The first hotel I came to, I decided to stay at. Hotel Sahara had a cheap room for me and my bike on the ground floor. Perfect. I fell straight to sleep on the bed. When I woke up it was dark so I went to explore some of the town and soon came to the kasbah and main Plaza, Uta el-Hamman. Lined with restaurants, with identical menus, near-identical prices, and waiters with varying levels of enthusiasm and gift for languages, I stopped at the first one and took a seat to enjoy my first Moroccan soup and hearty tajine of the trip, with the mosque lit up against the dark night sky.

Blue hued Chefchaouen

Blue hues
Blue hues

The following day, I headed out to explore the medina with it’s blue hue, from when it was painted by Jewish refugees, who had fled persecution in Granada in 1494. The medina was just big enough to wander aimlessly through the narrow streets along the hillside without ever feeling lost and still have plenty of time for the distraction of being invited into every other shop to take a look and when it was clear I wasn’t going to buy anything, just to talk. By mid-afternoon I was feeling hungry and tired so retreated to the hotel for a snack and sleep. Late afternoon came and so I headed back out to the medina in search of dinner. I’d barely entered through the west gate, Bab el-Ain, when I got chatting to Youssef, a young guy who, by the time we reached the main square, had invited me to break-fast with him and his family.

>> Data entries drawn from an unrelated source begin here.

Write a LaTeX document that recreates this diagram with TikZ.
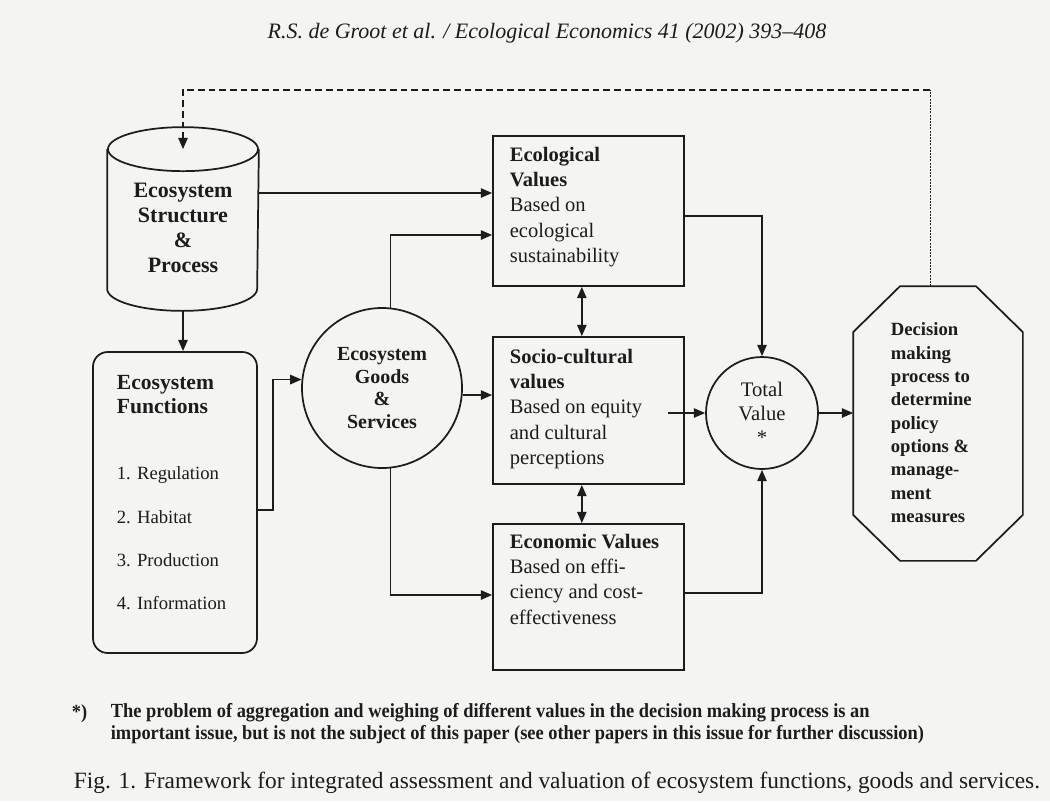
\documentclass[tikz,border=0pt]{standalone}
\usepackage{fontspec}
\setmainfont{Liberation Serif}
\newfontfamily\notefont[FakeStretch=0.92]{Liberation Serif}
\usepackage{tikz}
\usetikzlibrary{arrows.meta,positioning,calc}
\definecolor{paper}{RGB}{244,244,242}
\definecolor{ink}{RGB}{28,28,28}

\begin{document}
\begin{tikzpicture}[x=0.75pt, y=-0.75pt, color=ink, line width=1.3pt,
  arr/.style={-{Triangle[length=8.5pt,width=7pt]}},
  darr/.style={{Triangle[length=8.5pt,width=7pt]}-{Triangle[length=8.5pt,width=7pt]}},
  fbdash/.style={dash pattern=on 5pt off 3pt},
  fbdot/.style={line width=0.7pt,dash pattern=on 1.5pt off 0.9pt},
  valbox/.style={draw,rectangle,inner sep=0pt,minimum width=143.25pt},
  valtxt/.style={font=\fontsize{15.4}{19}\selectfont,align=left,anchor=north west,inner sep=0pt},
  headtxt/.style={font=\bfseries\fontsize{16.5}{18.75}\selectfont,align=center,inner sep=0pt}]
  \fill[paper] (0,0) rectangle (1050,801);
  \useasboundingbox (0,0) rectangle (1050,801);
  %--- running head ---
  \node[font=\itshape\fontsize{16.5}{20}\selectfont] (hdr) at (547,33)
    {R.S. de Groot et al. / Ecological Economics 41 (2002) 393--408};
  %--- cylinder ---
  \node[minimum width=112.5pt,minimum height=103.5pt,inner sep=0pt] (esp) at (183,219) {};
  \draw (esp.north west) -- (esp.south west)
    arc[start angle=180,end angle=0,x radius=75,y radius=22] -- (esp.north east);
  \draw (esp.north) ellipse[x radius=75,y radius=22];
  \node[headtxt] (esptxt) at (183,228) {Ecosystem\\Structure\\\&\\Process};
  %--- functions ---
  \node[draw,rounded corners=11pt,minimum width=123pt,minimum height=225.75pt,inner sep=0pt] (efun) at (175,502.5) {};
  \node[headtxt,align=left,anchor=north west,font=\bfseries\fontsize{16.2}{18}\selectfont] (efunhead) at (116,374) {Ecosystem\\Functions};
  \node[valtxt,font=\fontsize{14}{32.5}\selectfont] (efunlist) at (116,466)
    {1. Regulation\\2. Habitat\\3. Production\\4. Information};
  %--- goods and services ---
  \node[draw,circle,inner sep=0pt,minimum size=120pt,align=center,
    font=\bfseries\fontsize{15}{17}\selectfont] (goods) at (382,388) {Ecosystem\\Goods\\\&\\Services};
  %--- value boxes ---
  \node[valbox,minimum height=112.5pt] (eco) at (588.5,211) {};
  \node[valbox,minimum height=110.25pt] (socio) at (588.5,410.5) {};
  \node[valbox,minimum height=109.5pt] (econ) at (588.5,597) {};
  \node[valtxt] (ecotxt) at (509,146)
    {\textbf{Ecological}\\\textbf{Values}\\Based on\\ecological\\sustainability};
  \node[valtxt] (sociotxt) at (509,348)
    {\textbf{Socio-cultural}\\\textbf{values}\\Based on equity\\and cultural\\perceptions};
  \node[valtxt] (econtxt) at (509,533)
    {\textbf{Economic Values}\\Based on effi-\\ciency and cost-\\effectiveness};
  %--- total value and decision ---
  \node[draw,circle,inner sep=0pt,minimum size=84pt,align=center,
    font=\fontsize{15.5}{18}\selectfont] (total) at (762,413) {Total\\Value\\*};
  \node[inner sep=0pt,minimum width=126pt,minimum height=204.75pt] (dmp) at (938,423.5) {};
  \draw ($(dmp.north west)+(47,0)$) -- ($(dmp.north east)+(-47,0)$) -- ($(dmp.north east)+(0,46)$)
    -- ($(dmp.south east)+(0,-46)$) -- ($(dmp.south east)+(-47,0)$) -- ($(dmp.south west)+(47,0)$)
    -- ($(dmp.south west)+(0,-46)$) -- ($(dmp.north west)+(0,46)$) -- cycle;
  \node[valtxt,font=\bfseries\fontsize{14}{17.5}\selectfont] (dmptxt) at (890,322)
    {Decision\\making\\process to\\determine\\policy\\options \&\\manage-\\ment\\measures};
  %--- connectors ---
  \draw[arr] (esp.east |- 0,193) -- (eco.west |- 0,193);
  \draw[arr] ([yshift=-16.5pt]esp.south) -- (esp.south |- efun.north);
  \draw[arr] (efun.east |- 0,510) -- ++(15,0) |- (goods.174);
  \draw[arr] (goods.84) |- (eco.west |- 0,235);
  \draw[arr] (goods.355) -- (socio.west |- goods.355);
  \draw[arr] (goods.276) |- (econ.west |- 0,595);
  \draw[darr] ([xshift=-5pt]eco.south) -- ([xshift=-5pt]socio.north);
  \draw[darr] ([xshift=-5pt]socio.south) -- ([xshift=-5pt]econ.north);
  \draw[arr] (eco.east |- 0,216) -| (total.north);
  \draw[arr] (econ.east |- 0,593) -| (total.south);
  \coordinate (sv) at (668,413);
  \draw[arr] (sv) -- (total.west);
  \draw[arr] (total.east) -- (dmp.west |- total.east);
  %--- feedback loop ---
  \coordinate (fbc) at (930,90);
  \draw[fbdot] (dmp.north -| fbc) -- (fbc);
  \draw[arr,fbdash] (fbc) -- (esp.north |- fbc) -- (esp.north);
  %--- footnote and caption ---
  \node[anchor=west,font=\notefont\bfseries\fontsize{15}{16.5}\selectfont,inner sep=0pt] (star) at (71,714) {*)};
  \node[anchor=west,align=left,font=\notefont\bfseries\fontsize{15}{16.5}\selectfont,inner sep=0pt] (note) at (110,724)
    {The problem of aggregation and weighing of different values in the decision making process is an\\
     important issue, but is not the subject of this paper (see other papers in this issue for further discussion)};
  \node[font=\fontsize{17.5}{20}\selectfont] (cap) at (557,783)
    {Fig. 1. Framework for integrated assessment and valuation of ecosystem functions, goods and services.};
\end{tikzpicture}
\end{document}
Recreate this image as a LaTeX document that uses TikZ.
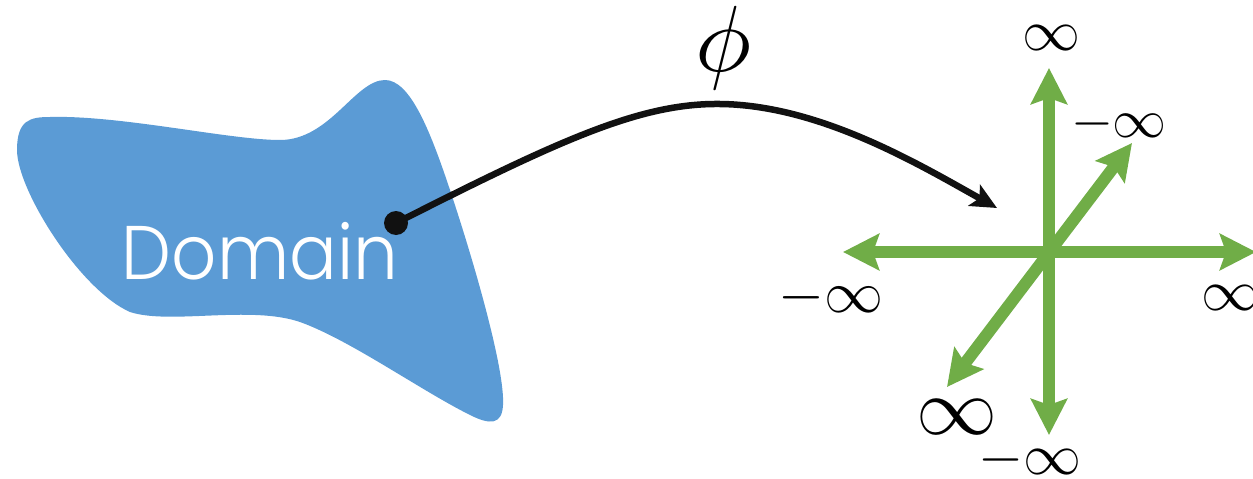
\documentclass[tikz,border=0pt]{standalone}
\usepackage{fontspec}
\usepackage{graphicx}
\newfontfamily\domfont{Poppins}[UprightFont={* Light}]
\usetikzlibrary{arrows.meta}
\definecolor{blobblue}{HTML}{5B9BD5}
\definecolor{axgreen}{HTML}{70AD47}
\definecolor{inkblack}{HTML}{111111}
\begin{document}
\begin{tikzpicture}[x=1pt,y=-1pt,
  lab/.style={inner sep=0pt, text=black},
  gaxis/.style={line width=12pt, draw=axgreen, {Stealth[length=36pt,width=36pt,inset=6pt]}-{Stealth[length=36pt,width=36pt,inset=6pt]}},
  maparrow/.style={line width=6.5pt, draw=inkblack, -{Stealth[length=26pt,width=24pt,inset=6pt]}},
  ]
\useasboundingbox (0,0) rectangle (1253,479);
% domain blob
\fill[blobblue] (50,117) .. controls (120,115) and (230,140) .. (280,140)
  .. controls (330,140) and (355,80) .. (385,80)
  .. controls (410,80) and (430,130) .. (450,190)
  .. controls (475,265) and (505,370) .. (503,405)
  .. controls (502,425) and (490,425) .. (470,415)
  .. controls (420,390) and (350,340) .. (300,322)
  .. controls (250,305) and (170,325) .. (130,312)
  .. controls (80,290) and (17,190) .. (17,150)
  .. controls (17,120) and (30,117) .. (50,117) -- cycle;
\node[text=white, font=\domfont\fontsize{76}{80}\selectfont, anchor=base, inner sep=0pt] (domain) at (260,279) {\scalebox{0.93}[1]{Domain}};
% axes
\coordinate (O) at (1049,252);
\coordinate (L) at (843,252);
\coordinate (R) at (1256,252);
\coordinate (U) at (1049,68);
\coordinate (D) at (1049,435);
\coordinate (UR) at (1132,143);
\coordinate (DL) at (947,387);
\draw[gaxis] (L) -- (R);
\draw[gaxis] (D) -- (U);
\draw[gaxis] (DL) -- (UR);
% map arrow
\node[circle, fill=inkblack, minimum size=24pt, inner sep=0pt] (dot) at (396,223) {};
\coordinate (tip) at (997,208);
\draw[maparrow] (dot.center) .. controls (560,140) and (640,103) .. (720,104)
  .. controls (820,105) and (920,165) .. (tip);
\node[lab] (phi) at (723,48) {\scalebox{9.4}{$\phi$}};
% labels
\node[lab] (lu) at (1051,38) {\scalebox{5.8}{$\infty$}};
\node[lab] (lur) at (1119,124) {\scalebox{5.4}{$-\infty$}};
\node[lab] (ll) at (831,298) {\scalebox{5.9}{$-\infty$}};
\node[lab] (lr) at (1230,298) {\scalebox{5.8}{$\infty$}};
\node[lab] (ldl) at (957,417) {\scalebox{8.1}{$\infty$}};
\node[lab] (ld) at (1030,460) {\scalebox{5.8}{$-\infty$}};
\end{tikzpicture}
\end{document}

That evening I spent with Youssef and his brothers. Breakfasting (for me it was more like dinner) with soup, bread, figs, milk and tea on the floor of his shop. It was a quiet evening with the TV on in the background, switching between a Spanish football match and the reading of the Koran, passing the time rolling joints and drinking tea. Later in the evening when friends arrived, we moved upstairs, between the layers of rugs that didn’t fit into the shop below and enjoyed a flavorsome, slow-cooked chicken dish typical of the Sahara.

Kif in the Rif

All that glitters
All that glitters

It seems the most popular pastime here is smoking kif, as the locals call it. I expect that if it wasn’t for Ramadan, many people would spend the entire day drinking tea and smoking. As it is, they spend all evening doing so. It’s hardly surprising considering the vast quantities of marijuana that are grown in the surrounding region. Indeed, over three-quarters of the cultivable land is used for this purpose. It is actually illegal to consume or sell the drug, but this seems to be irrelevant in this town at least.

The entire Rif region is barely under the control of the government, who tend to turn a blind eye to the area, which is practically ruled by mafia. The defiant Riffian Berbers have throughout history repelled external attempts to take over the region and themselves used Chefchaouen to launch successive attacks on the Portuguese in nearby Ceuta. It is only this current government who has begun to take measures in the area and there were numerous police control points along the road from Ceuta and some trucks at least were being stopped to check for drugs. The government still has a long way to go though…

One day the King, Mohammed VI, went for a visit to the Rif mountains, without his usual entourage. He saw an old man smoking outside his house, with kilo after kilo of marijuana plant piled up alongside. The king got out of his car and marched up to the old man,
‘What is this? Tell me?’, the king demanded pointing at the plants, ‘and give me a smoke.’
The old man explained that he was smoking kif and that no he couldn’t have a smoke.
‘Don’t you know who I am? Now give me a smoke.’ the King demanded. 
‘I don’t care who you are, you can’t have a smoke,’ the old man curtly replied.
‘I am the King. Now give me a smoke,’ the king demanded again.
The old man laughed, ‘You certainly can’t have a smoke. If you believe you are the king now, you will begin to think you are God once you smoke this kif’.